- [Stated task]:
Transcribe word for word only the span whose first line is the one with "Give me the Chart.js source for this chart." and whose last line is the one with "600, 700, 800];"; both of those lines belong to it.

- [Data records]:
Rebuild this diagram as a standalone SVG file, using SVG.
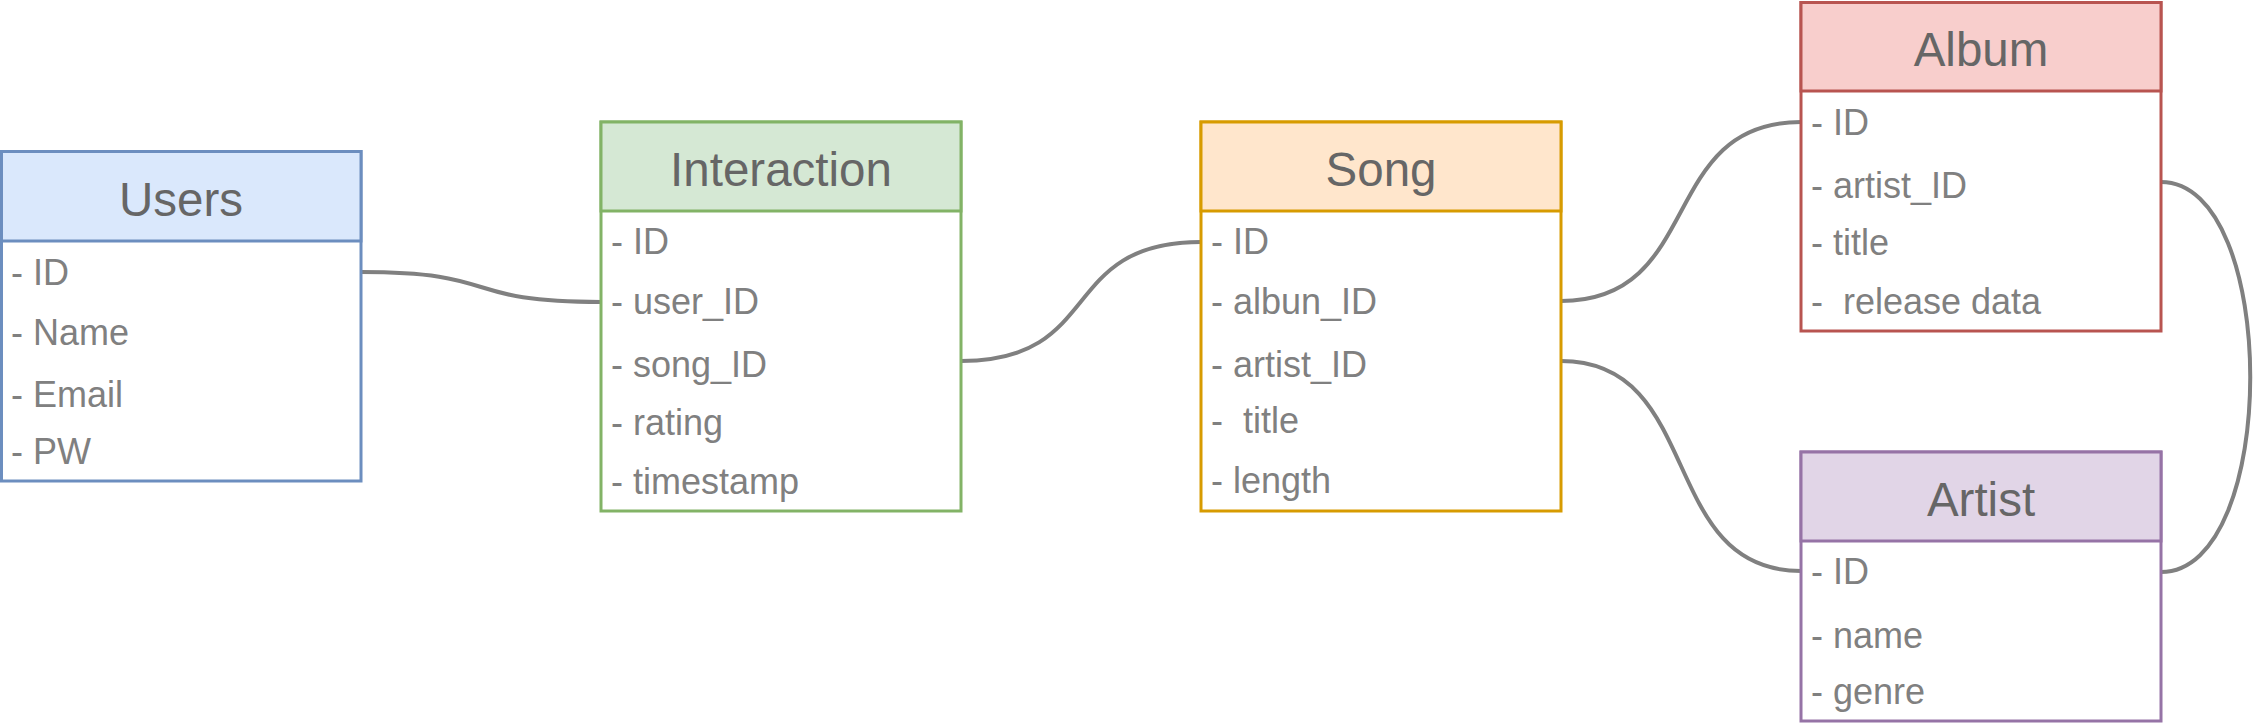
==
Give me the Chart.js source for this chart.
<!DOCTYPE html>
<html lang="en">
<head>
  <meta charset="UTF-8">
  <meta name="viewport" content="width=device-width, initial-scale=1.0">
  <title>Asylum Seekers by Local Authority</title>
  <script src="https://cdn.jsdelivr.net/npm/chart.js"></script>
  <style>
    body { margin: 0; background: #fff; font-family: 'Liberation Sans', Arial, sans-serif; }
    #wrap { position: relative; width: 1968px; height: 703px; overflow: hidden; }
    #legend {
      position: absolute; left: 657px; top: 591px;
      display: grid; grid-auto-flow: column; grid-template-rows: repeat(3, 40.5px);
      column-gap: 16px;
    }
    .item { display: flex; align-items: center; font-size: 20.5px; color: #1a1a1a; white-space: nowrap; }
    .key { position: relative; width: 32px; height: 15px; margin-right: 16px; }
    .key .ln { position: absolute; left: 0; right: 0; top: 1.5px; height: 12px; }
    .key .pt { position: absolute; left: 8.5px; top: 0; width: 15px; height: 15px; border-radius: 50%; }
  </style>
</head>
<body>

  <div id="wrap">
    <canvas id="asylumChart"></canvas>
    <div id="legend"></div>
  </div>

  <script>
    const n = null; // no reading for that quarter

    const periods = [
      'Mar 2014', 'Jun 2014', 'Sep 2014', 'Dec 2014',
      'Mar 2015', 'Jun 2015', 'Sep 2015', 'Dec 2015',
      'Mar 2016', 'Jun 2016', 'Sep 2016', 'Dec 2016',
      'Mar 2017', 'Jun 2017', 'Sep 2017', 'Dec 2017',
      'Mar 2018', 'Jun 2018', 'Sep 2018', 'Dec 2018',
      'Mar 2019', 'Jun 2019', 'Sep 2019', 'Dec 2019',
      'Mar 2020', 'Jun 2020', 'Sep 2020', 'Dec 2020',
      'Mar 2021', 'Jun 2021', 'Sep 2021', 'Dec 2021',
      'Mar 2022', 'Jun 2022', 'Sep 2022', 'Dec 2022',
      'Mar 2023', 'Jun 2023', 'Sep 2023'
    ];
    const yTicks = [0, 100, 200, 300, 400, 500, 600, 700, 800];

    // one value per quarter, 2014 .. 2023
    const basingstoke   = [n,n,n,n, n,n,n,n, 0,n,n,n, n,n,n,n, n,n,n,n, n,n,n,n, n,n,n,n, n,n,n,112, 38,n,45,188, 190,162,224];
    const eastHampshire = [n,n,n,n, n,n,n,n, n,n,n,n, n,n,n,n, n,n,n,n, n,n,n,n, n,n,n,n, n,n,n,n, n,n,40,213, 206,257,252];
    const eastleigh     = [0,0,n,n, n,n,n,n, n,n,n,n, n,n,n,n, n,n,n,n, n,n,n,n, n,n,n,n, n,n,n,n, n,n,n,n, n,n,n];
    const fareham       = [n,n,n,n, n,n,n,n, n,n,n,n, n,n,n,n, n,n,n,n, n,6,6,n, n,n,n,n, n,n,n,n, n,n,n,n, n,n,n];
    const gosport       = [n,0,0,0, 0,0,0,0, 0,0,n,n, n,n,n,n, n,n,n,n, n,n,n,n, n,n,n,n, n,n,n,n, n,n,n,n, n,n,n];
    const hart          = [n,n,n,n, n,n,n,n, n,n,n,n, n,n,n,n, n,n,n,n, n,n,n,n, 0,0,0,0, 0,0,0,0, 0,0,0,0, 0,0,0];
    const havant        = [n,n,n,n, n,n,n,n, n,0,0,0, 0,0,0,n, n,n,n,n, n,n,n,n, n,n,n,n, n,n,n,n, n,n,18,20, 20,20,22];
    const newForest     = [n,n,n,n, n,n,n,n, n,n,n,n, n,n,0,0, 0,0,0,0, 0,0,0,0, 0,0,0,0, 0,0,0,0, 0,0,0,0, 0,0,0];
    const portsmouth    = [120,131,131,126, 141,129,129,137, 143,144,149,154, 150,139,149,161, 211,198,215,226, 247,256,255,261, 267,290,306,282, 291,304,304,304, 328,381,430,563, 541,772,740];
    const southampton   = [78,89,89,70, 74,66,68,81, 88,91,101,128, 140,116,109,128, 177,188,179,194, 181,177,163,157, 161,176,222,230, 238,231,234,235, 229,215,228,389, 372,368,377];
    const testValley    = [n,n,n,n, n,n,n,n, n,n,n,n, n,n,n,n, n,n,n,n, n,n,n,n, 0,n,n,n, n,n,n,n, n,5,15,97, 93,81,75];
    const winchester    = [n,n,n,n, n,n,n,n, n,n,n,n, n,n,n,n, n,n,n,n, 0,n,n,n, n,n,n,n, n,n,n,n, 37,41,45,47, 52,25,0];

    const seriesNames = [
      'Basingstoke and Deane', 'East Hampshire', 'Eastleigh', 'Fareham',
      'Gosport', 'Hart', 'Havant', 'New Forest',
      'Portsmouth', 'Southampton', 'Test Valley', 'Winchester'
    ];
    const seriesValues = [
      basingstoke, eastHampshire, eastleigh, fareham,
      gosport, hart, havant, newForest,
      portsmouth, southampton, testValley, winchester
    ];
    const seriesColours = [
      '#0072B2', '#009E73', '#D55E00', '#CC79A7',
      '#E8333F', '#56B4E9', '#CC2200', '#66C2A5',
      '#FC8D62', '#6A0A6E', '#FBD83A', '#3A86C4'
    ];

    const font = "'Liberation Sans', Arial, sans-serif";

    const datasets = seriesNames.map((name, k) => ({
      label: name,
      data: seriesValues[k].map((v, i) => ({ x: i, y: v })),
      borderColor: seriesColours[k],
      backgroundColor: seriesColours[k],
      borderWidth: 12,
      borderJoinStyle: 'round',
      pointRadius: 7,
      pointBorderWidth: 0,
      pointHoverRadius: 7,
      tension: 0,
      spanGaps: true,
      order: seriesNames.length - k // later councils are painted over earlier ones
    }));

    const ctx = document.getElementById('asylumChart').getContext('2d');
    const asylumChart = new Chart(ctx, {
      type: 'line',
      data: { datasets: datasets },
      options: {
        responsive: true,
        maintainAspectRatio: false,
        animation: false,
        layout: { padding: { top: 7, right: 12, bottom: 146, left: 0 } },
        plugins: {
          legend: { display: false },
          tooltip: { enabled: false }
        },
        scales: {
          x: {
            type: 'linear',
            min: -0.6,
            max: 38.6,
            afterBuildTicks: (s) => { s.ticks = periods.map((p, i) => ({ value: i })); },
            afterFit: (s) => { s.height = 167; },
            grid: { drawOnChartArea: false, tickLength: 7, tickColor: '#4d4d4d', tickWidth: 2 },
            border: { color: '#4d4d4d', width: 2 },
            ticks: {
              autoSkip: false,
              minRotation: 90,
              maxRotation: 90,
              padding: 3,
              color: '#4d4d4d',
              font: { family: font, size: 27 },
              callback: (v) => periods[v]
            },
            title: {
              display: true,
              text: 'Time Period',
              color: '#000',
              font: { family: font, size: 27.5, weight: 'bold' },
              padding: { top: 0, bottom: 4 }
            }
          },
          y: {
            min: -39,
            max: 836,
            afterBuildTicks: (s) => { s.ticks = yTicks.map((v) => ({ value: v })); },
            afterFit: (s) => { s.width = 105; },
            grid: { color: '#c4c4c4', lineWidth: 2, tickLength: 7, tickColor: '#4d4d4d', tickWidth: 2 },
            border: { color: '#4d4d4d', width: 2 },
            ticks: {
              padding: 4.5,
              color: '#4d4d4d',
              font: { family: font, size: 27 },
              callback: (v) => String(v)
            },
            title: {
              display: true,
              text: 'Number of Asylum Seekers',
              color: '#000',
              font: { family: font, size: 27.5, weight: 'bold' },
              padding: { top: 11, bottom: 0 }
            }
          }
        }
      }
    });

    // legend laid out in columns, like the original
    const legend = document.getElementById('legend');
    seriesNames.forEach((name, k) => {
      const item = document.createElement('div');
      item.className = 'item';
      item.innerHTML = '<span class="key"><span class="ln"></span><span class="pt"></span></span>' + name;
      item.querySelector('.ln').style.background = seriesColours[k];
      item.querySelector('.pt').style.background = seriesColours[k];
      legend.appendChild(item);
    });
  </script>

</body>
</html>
* * *
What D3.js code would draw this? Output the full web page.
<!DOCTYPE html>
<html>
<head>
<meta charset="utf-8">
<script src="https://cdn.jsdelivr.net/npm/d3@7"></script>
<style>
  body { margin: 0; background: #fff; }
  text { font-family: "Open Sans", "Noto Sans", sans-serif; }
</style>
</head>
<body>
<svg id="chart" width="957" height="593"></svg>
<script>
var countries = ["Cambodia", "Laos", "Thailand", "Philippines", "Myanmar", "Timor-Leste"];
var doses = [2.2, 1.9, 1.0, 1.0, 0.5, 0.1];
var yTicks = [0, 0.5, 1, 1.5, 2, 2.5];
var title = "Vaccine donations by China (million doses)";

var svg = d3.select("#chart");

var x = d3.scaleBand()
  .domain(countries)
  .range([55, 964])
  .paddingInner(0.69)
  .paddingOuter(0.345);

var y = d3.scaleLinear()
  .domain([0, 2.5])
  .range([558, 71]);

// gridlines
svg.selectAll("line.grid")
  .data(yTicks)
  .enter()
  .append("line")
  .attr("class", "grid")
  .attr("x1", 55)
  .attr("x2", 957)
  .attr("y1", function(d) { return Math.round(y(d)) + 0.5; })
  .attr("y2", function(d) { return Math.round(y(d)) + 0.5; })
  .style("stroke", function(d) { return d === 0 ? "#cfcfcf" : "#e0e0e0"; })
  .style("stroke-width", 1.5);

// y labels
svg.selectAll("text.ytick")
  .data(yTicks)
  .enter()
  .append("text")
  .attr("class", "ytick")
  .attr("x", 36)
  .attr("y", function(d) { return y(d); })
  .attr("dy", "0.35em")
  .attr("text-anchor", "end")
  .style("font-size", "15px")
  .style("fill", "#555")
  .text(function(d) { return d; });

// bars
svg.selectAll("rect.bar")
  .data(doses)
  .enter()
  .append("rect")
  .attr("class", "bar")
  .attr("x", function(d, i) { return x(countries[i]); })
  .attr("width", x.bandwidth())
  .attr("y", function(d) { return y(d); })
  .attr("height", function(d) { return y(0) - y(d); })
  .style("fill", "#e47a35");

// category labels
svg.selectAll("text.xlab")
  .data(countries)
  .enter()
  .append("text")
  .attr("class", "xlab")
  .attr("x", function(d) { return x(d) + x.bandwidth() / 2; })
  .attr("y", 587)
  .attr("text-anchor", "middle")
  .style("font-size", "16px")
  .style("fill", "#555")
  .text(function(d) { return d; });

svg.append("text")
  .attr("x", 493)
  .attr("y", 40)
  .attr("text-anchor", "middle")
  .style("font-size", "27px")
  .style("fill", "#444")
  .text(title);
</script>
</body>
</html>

- [Solution for this problem]:
Give me the Chart.js source for this chart.
<!DOCTYPE html>
<html lang="en">
<head>
  <meta charset="UTF-8">
  <meta name="viewport" content="width=device-width, initial-scale=1.0">
  <title>Asylum Seekers by Local Authority</title>
  <script src="https://cdn.jsdelivr.net/npm/chart.js"></script>
  <style>
    body { margin: 0; background: #fff; font-family: 'Liberation Sans', Arial, sans-serif; }
    #wrap { position: relative; width: 1968px; height: 703px; overflow: hidden; }
    #legend {
      position: absolute; left: 657px; top: 591px;
      display: grid; grid-auto-flow: column; grid-template-rows: repeat(3, 40.5px);
      column-gap: 16px;
    }
    .item { display: flex; align-items: center; font-size: 20.5px; color: #1a1a1a; white-space: nowrap; }
    .key { position: relative; width: 32px; height: 15px; margin-right: 16px; }
    .key .ln { position: absolute; left: 0; right: 0; top: 1.5px; height: 12px; }
    .key .pt { position: absolute; left: 8.5px; top: 0; width: 15px; height: 15px; border-radius: 50%; }
  </style>
</head>
<body>

  <div id="wrap">
    <canvas id="asylumChart"></canvas>
    <div id="legend"></div>
  </div>

  <script>
    const n = null; // no reading for that quarter

    const periods = [
      'Mar 2014', 'Jun 2014', 'Sep 2014', 'Dec 2014',
      'Mar 2015', 'Jun 2015', 'Sep 2015', 'Dec 2015',
      'Mar 2016', 'Jun 2016', 'Sep 2016', 'Dec 2016',
      'Mar 2017', 'Jun 2017', 'Sep 2017', 'Dec 2017',
      'Mar 2018', 'Jun 2018', 'Sep 2018', 'Dec 2018',
      'Mar 2019', 'Jun 2019', 'Sep 2019', 'Dec 2019',
      'Mar 2020', 'Jun 2020', 'Sep 2020', 'Dec 2020',
      'Mar 2021', 'Jun 2021', 'Sep 2021', 'Dec 2021',
      'Mar 2022', 'Jun 2022', 'Sep 2022', 'Dec 2022',
      'Mar 2023', 'Jun 2023', 'Sep 2023'
    ];
    const yTicks = [0, 100, 200, 300, 400, 500, 600, 700, 800];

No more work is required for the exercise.